Kenya Coffee Collection

Kenya is one of the twenty largest coffee producing nations on earth, exporting upwards of 1.2 million pounds of coffee per year. Unlike some more industrialized coffee growing nations, roughly 70% of Kenyan coffee production is attributed to small stake holders, yet over six million Kenyans are employed in coffee production; nearly 3% of the nation's total population.

Kenyan coffee production is largely based on a cooperative system from start to finish. Small stake holder farmers grow, tend, and harvest coffee. Once harvested, coffee is delivered to regional mills called factories or washing stations, where the coffee is milled, wash processed, dried, and graded. Coffee is graded by screen size, meaning all coffee is passed through a set of screens, each with increasingly smaller holes. Screen size is loosely relative to quality, with screen sizes AA and AB representing the largest screen size (therefore largest beans), and thus the highest level of quality.

A factory, or washing station may pull coffee from hundreds of small farmers, combining each grade of coffee to produce coffee for export that is named for that factory cooperative, thus representing the full flavor spectrum of a specific region of Kenya. The most notable regions for quality Kenyan coffee production are Kericho, Nakuru, Kirinyaga, Bungoma, Nyanza, Kisii, the Aberdare Range, The Great Rift Valley, and the plateaus around Mt. Kenya.

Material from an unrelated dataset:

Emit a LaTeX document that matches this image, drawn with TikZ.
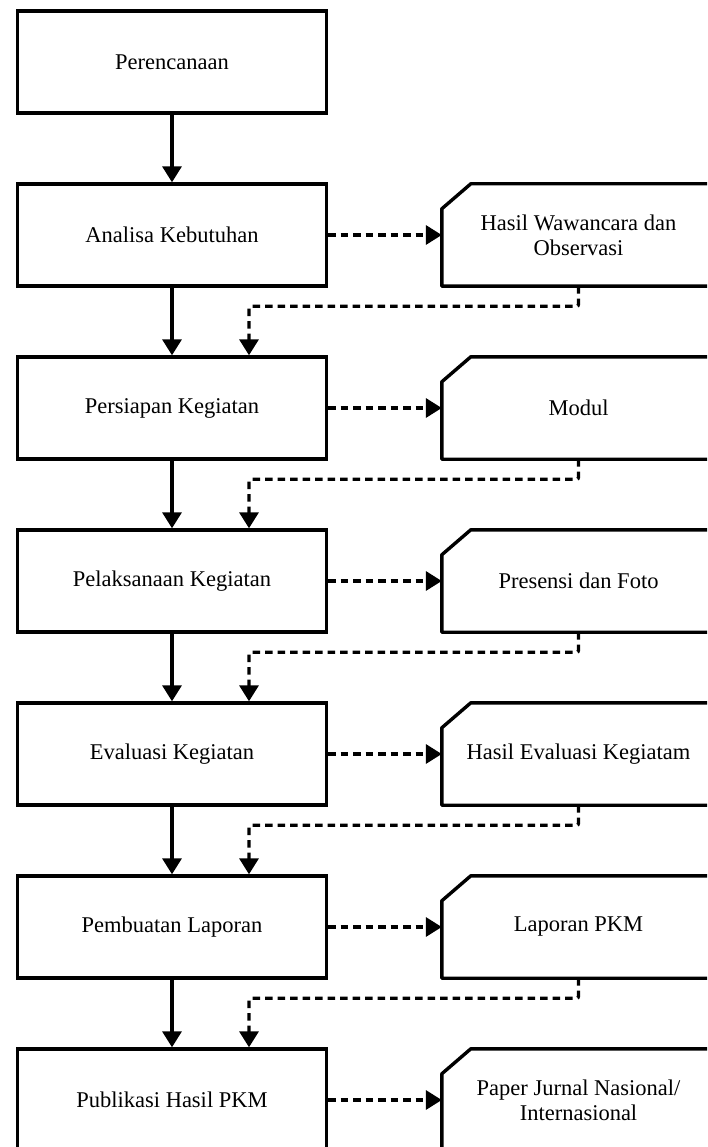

The three coffees featured in this collection represent the most sought after characteristics of high-quality Kenyan coffee. Kenyan coffee is stereotypically full of boisterous, often somewhat savory acidity. Typical first impressions of Kenyan coffees include hints of tomato, caramelized vegetable, and lush, overripe fruits. Our featured coffees are definitely recognizable as fine Kenyan coffees, and boast some of those typical characteristics, but we've sourced these coffees, specifically, because they add dynamic complexity beyond those recognizable flavors.

The Gikirima AA's acidity is both rich and tart, reminiscent of reduced blackberry or or apricot jam, with a spicy, almost cooling finish like clove, or eucalyptus. The Gakuyu-ini AB has a more delicate character, more focused on floral aromatics and flavors like honeysuckle and melon, but with a sweet tannin that is reminiscent of young persimmon. Finally, our most recent release, the Irati AB, begins with distinct blackberry tartness, but develops into more baked and savory notes like stewed apples and butterscotch. Each of these coffees are a mouthful of flavors, and are best enjoyed slowly. Dynamic coffees like these tend to develop as they cool, so from the first sip to the last, the cup is a journey.